U.S. firms will be given a chance to press their case for China to open up as Xi begins his visit with business round table on Wednesday in Seattle involving Gates and Warren Buffett. He then heads to the capital, where he will hold a summit with President Barack Obama on Friday. Xi wraps up his trip with an address to the UN General assembly.
Developing a more robust market system will aid in an economic transition that presents one of the most difficult “execution issues” in history, Blankfein, 60, said at last week’s event, which was sponsored by the Wall Street Journal. He added that China’s leaders had done “an incredible job” of getting many decisions right, and repeated his prediction that a few tough years won’t stop this from being China’s century.
State Sector Reforms
At stake for China is its ability to transition to a new growth model driven by services and consumption rather than inefficient, debt-fueled investment. Yet Xi’s plan to overhaul the country’s $16 trillion state-run sector unveiled this month has failed to reignite investor interest. The State Council plan to increase the pace of privatization lacked details and even sought to strengthen the Communist Party’s influence in selecting and promoting managers.

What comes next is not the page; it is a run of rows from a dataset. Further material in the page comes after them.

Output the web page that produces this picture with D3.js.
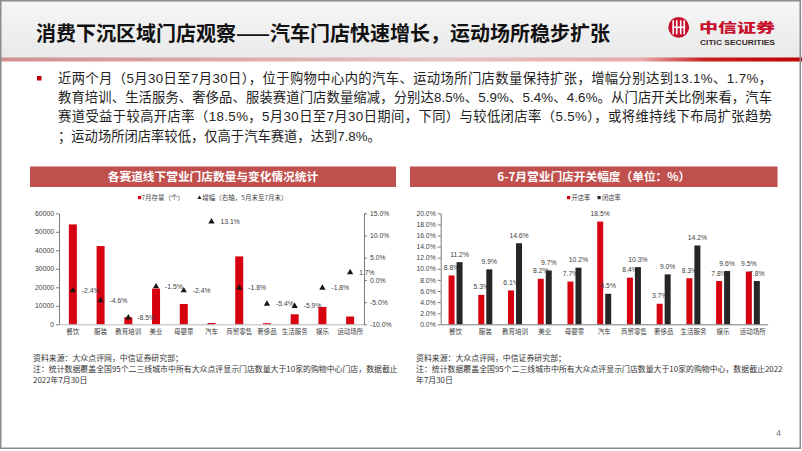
<!DOCTYPE html>
<html><head><meta charset="utf-8">
<script src="https://cdn.jsdelivr.net/npm/d3@7"></script>
<style>
html,body{margin:0;padding:0;background:#fff;}
svg{display:block;}
text{font-family:"Liberation Sans","Noto Sans CJK SC",sans-serif;}
</style></head>
<body>
<svg id="c" width="802" height="451"></svg>
<script>
// ---------- data ----------
const categories = ['餐饮','服装','教育培训','美业','母婴童','汽车','商贸零售','奢侈品','生活服务','娱乐','运动场所'];
const julyStock = [54000, 42300, 3800, 19300, 11000, 700, 36700, 600, 5400, 9400, 4200];
const growthPct = [-2.4, -4.6, -8.5, -1.5, -2.4, 13.1, -1.8, -5.4, -5.9, -1.8, 1.7];
const openRate  = [8.8, 5.3, 6.1, 8.2, 7.7, 18.5, 8.4, 3.7, 8.3, 7.8, 9.5];
const closeRate = [11.2, 9.9, 14.6, 9.7, 10.2, 5.5, 10.3, 9.0, 14.2, 9.6, 7.8];
const stockTicks = [0, 10000, 20000, 30000, 40000, 50000, 60000];
const growthTicks = [-10, -5, 0, 5, 10, 15];
const rateTicks = [0, 2, 4, 6, 8, 10, 12, 14, 16, 18, 20];

const titleText = '消费下沉区域门店观察——汽车门店快速增长，运动场所稳步扩张';
const bulletLines = [
 '近两个月（5月30日至7月30日），位于购物中心内的汽车、运动场所门店数量保持扩张，增幅分别达到13.1%、1.7%，',
 '教育培训、生活服务、奢侈品、服装赛道门店数量缩减，分别达8.5%、5.9%、5.4%、4.6%。从门店开关比例来看，汽车',
 '赛道受益于较高开店率（18.5%，5月30日至7月30日期间，下同）与较低闭店率（5.5%），或将维持线下布局扩张趋势',
 '；运动场所闭店率较低，仅高于汽车赛道，达到7.8%。'
];
const leftTitle = '各赛道线下营业门店数量与变化情况统计';
const rightTitle = '6-7月营业门店开关幅度（单位：%）';
const leftLegend = ['7月存量（个）', '增幅（右轴，5月末至7月末）'];
const rightLegend = ['开店率', '闭店率'];
const leftNotes = ['资料来源：大众点评网，中信证券研究部；',
 '注：统计数据覆盖全国95个二三线城市中所有大众点评显示门店数量大于10家的购物中心门店，数据截止',
 '2022年7月30日'];
const rightNotes = ['资料来源：大众点评网，中信证券研究部；',
 '注：统计数据覆盖全国95个二三线城市中所有大众点评显示门店数量大于10家的购物中心，数据截止2022',
 '年7月30日'];

// ---------- styles ----------
const RED = '#d7000f', DARK = '#262626', HEAD = '#c0504d', TXT = '#404040';
const svg = d3.select('#c');
const defs = svg.append('defs');
const hg = defs.append('linearGradient').attr('id','hdr').attr('x1',0).attr('y1',0).attr('x2',0).attr('y2',1);
hg.append('stop').attr('offset','0%').attr('stop-color','#f6f6f6');
hg.append('stop').attr('offset','100%').attr('stop-color','#e9e9e9');
const lg = defs.append('linearGradient').attr('id','rline').attr('x1',0).attr('y1',0).attr('x2',1).attr('y2',0);
lg.append('stop').attr('offset','0%').attr('stop-color','#d38e8e');
lg.append('stop').attr('offset','55%').attr('stop-color','#e6c3c3');
lg.append('stop').attr('offset','80%').attr('stop-color','#e8a8a8');
lg.append('stop').attr('offset','88%').attr('stop-color','#c81e1e');
lg.append('stop').attr('offset','100%').attr('stop-color','#c00000');

// header
svg.append('rect').attr('x',0).attr('y',0).attr('width',802).attr('height',58).attr('fill','url(#hdr)');
svg.append('rect').attr('x',0).attr('y',57.5).attr('width',802).attr('height',4).attr('fill','url(#rline)');
svg.append('text').attr('x',36).attr('y',40.5).attr('font-size',20).attr('font-weight','bold')
  .attr('fill','#111').style('font-family','"Noto Sans CJK SC",sans-serif').text(titleText);

// logo
const logo = svg.append('g');
logo.append('circle').attr('cx',678.7).attr('cy',27.3).attr('r',10.4).attr('fill','#c8102e');
[-5.5,-2,2,5.5].forEach(dx=>{
  logo.append('rect').attr('x',678.7+dx-0.8).attr('y',27.3-7).attr('width',1.6).attr('height',14).attr('fill','#fff');
});
logo.append('rect').attr('x',678.7-6.5).attr('y',27.3-0.8).attr('width',13).attr('height',1.6).attr('fill','#fff');
logo.append('text').attr('x',699).attr('y',31.5).attr('font-size',13).attr('font-weight','900')
  .attr('fill','#c8102e').attr('textLength',76).attr('lengthAdjust','spacingAndGlyphs')
  .style('font-family','"Noto Sans CJK SC",sans-serif').text('中信证券');
logo.append('text').attr('x',700).attr('y',44.7).attr('font-size',7.4).attr('font-weight','bold')
  .attr('fill','#3a2a2a').attr('textLength',75).attr('lengthAdjust','spacingAndGlyphs').text('CITIC SECURITIES');

// bullet text
svg.append('rect').attr('x',37).attr('y',76).attr('width',4.5).attr('height',4.5).attr('fill','#c00000');
bulletLines.forEach((l,i)=>{
  const t = svg.append('text').attr('x',58).attr('y',83+i*19.2).attr('font-size',13.3).attr('fill','#222').text(l);
  if (i < 3) t.attr('textLength',714).attr('lengthAdjust','spacing');
});

// section headers
function secHeader(x,w,t){
  svg.append('rect').attr('x',x).attr('y',166.5).attr('width',w).attr('height',20.5).attr('fill',HEAD);
  svg.append('text').attr('x',x+w/2).attr('y',181).attr('text-anchor','middle').attr('font-size',11.7)
    .attr('font-weight','bold').attr('fill','#fff').style('font-family','"Noto Sans CJK SC",sans-serif').text(t);
}
secHeader(30,366,leftTitle);
secHeader(410,367.5,rightTitle);

// ---------- left chart ----------
const yTop = 213.3, yBot = 324.3;
const xL = d3.scaleBand().domain(categories).range([59,364]);
const yL = d3.scaleLinear().domain([0,60000]).range([yBot,yTop]);
const yR = d3.scaleLinear().domain([-10,15]).range([yBot,yTop]);
const gl = svg.append('g');

function styleAxis(g){
  g.selectAll('path,line').attr('stroke','#595959').attr('stroke-width',0.8);
  g.selectAll('text').attr('fill',TXT).attr('font-size',6.8).style('font-family','"Liberation Sans",sans-serif');
}
const axL = gl.append('g').attr('transform','translate(59,0)')
  .call(d3.axisLeft(yL).tickValues(stockTicks).tickSize(3).tickSizeOuter(0).tickPadding(2).tickFormat(d3.format('d')));
styleAxis(axL);
const axR = gl.append('g').attr('transform','translate(364,0)')
  .call(d3.axisRight(yR).tickValues(growthTicks).tickSize(3).tickSizeOuter(0).tickPadding(3).tickFormat(d=>d.toFixed(1)+'%'));
styleAxis(axR);

gl.selectAll('rect.bar').data(categories).join('rect').attr('class','bar')
  .attr('x',d=>xL(d)+xL.bandwidth()/2-4).attr('width',8)
  .attr('y',(d,i)=>yL(julyStock[i])).attr('height',(d,i)=>yBot-yL(julyStock[i])).attr('fill',RED);

const axB = gl.append('g').attr('transform',`translate(0,${yBot})`)
  .call(d3.axisBottom(xL).tickSize(0).tickPadding(5));
axB.select('path').attr('stroke','#a6a6a6').attr('stroke-width',0.8);
axB.selectAll('text').attr('fill',TXT).attr('font-size',6.5).style('font-family','"Noto Sans CJK SC",sans-serif');

const tri = d3.symbol().type(d3.symbolTriangle).size(17);
gl.selectAll('path.tri').data(categories).join('path').attr('class','tri')
  .attr('d',tri).attr('transform',(d,i)=>`translate(${xL(d)+xL.bandwidth()/2},${yR(growthPct[i])})`)
  .attr('fill','#1c1414');
gl.selectAll('text.glab').data(categories).join('text').attr('class','glab')
  .attr('x',d=>xL(d)+xL.bandwidth()/2+9).attr('y',(d,i)=>yR(growthPct[i])+2.4)
  .attr('font-size',6.8).attr('fill',TXT).text((d,i)=>growthPct[i].toFixed(1)+'%');

// left legend
gl.append('rect').attr('x',138).attr('y',196).attr('width',3.2).attr('height',3.2).attr('fill',RED);
gl.append('text').attr('x',141.5).attr('y',200.3).attr('font-size',6.5).attr('fill',TXT)
  .style('font-family','"Noto Sans CJK SC",sans-serif').text(leftLegend[0]);
gl.append('path').attr('d',d3.symbol().type(d3.symbolTriangle).size(7)).attr('transform','translate(199.5,197.9)').attr('fill','#1c1414');
gl.append('text').attr('x',202.3).attr('y',200.3).attr('font-size',6.5).attr('fill',TXT)
  .style('font-family','"Noto Sans CJK SC",sans-serif').text(leftLegend[1]);

// ---------- right chart ----------
const gr = svg.append('g');
const x0 = d3.scaleBand().domain(categories).range([440.7,767.7]);
const x1 = d3.scaleBand().domain(['open','close']).range([0,14]).paddingInner(0.25);
const y2 = d3.scaleLinear().domain([0,20]).range([yBot,yTop]);

const ax2 = gr.append('g').attr('transform','translate(440.7,0)')
  .call(d3.axisLeft(y2).tickValues(rateTicks).tickSize(3).tickSizeOuter(0).tickPadding(2).tickFormat(d=>d.toFixed(1)+'%'));
styleAxis(ax2);

const series = [{key:'open',vals:openRate,color:RED},{key:'close',vals:closeRate,color:DARK}];
series.forEach(s=>{
  gr.selectAll('rect.b'+s.key).data(categories).join('rect').attr('class','b'+s.key)
    .attr('x',d=>x0(d)+x0.bandwidth()/2-7+x1(s.key)).attr('width',x1.bandwidth())
    .attr('y',(d,i)=>y2(s.vals[i])).attr('height',(d,i)=>yBot-y2(s.vals[i])).attr('fill',s.color);
  gr.selectAll('text.l'+s.key).data(categories).join('text').attr('class','l'+s.key)
    .attr('x',d=>x0(d)+x0.bandwidth()/2-7+x1(s.key)+x1.bandwidth()/2)
    .attr('y',(d,i)=>y2(s.vals[i])-5.5).attr('text-anchor','middle')
    .attr('font-size',6.8).attr('fill',TXT).text((d,i)=>s.vals[i].toFixed(1)+'%');
});

const axB2 = gr.append('g').attr('transform',`translate(0,${yBot})`)
  .call(d3.axisBottom(x0).tickSize(0).tickPadding(5));
axB2.select('path').attr('stroke','#595959').attr('stroke-width',0.8);
axB2.selectAll('text').attr('fill',TXT).attr('font-size',6.5).style('font-family','"Noto Sans CJK SC",sans-serif');

// right legend
[[567,RED,rightLegend[0]],[597.5,DARK,rightLegend[1]]].forEach(([x,c,t])=>{
  gr.append('rect').attr('x',x).attr('y',196).attr('width',3.2).attr('height',3.2).attr('fill',c);
  gr.append('text').attr('x',x+4.5).attr('y',200.3).attr('font-size',6.3).attr('fill',TXT)
    .style('font-family','"Noto Sans CJK SC",sans-serif').text(t);
});

// notes
function notes(x,arr){
  arr.forEach((t,i)=>svg.append('text').attr('x',x).attr('y',361+i*11).attr('font-size',7.9)
    .attr('fill','#333').style('font-family','"Noto Sans CJK SC",sans-serif').text(t));
}
notes(33,leftNotes);
notes(416,rightNotes);

// page number
svg.append('text').attr('x',776).attr('y',436).attr('font-size',9).attr('fill','#777').text('4');

// frame
svg.append('rect').attr('x',0.75).attr('y',0.75).attr('width',799.5).attr('height',447.5)
  .attr('fill','none').attr('stroke','#8c8c8c').attr('stroke-width',1.5);
</script>
</body></html>
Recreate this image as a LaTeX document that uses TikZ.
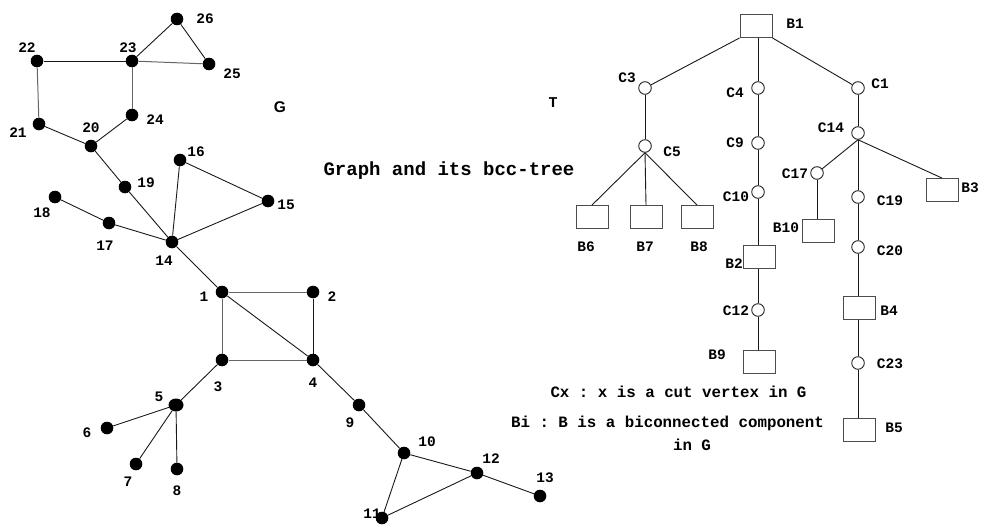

Paul Chan, Hong Kong-based chief investment officer for Asia excluding Japan at Invesco Ltd., which oversees $776 billion globally, blames a lack of reform for the zero return on the MSCI China Index over 20 years.
Railway giant CRRC Corp. has fallen 60 percent from this year’s high in April in Shanghai as a pre-merger rally fizzed out amid disappointment over progress to improve efficiency.
“My entire career is to watch this state-owned enterprise reform in the past 20 years and at the end of the day, I haven’t seen any concrete result,” said Chan. “Forget about it. We aren’t interested in the reform story.”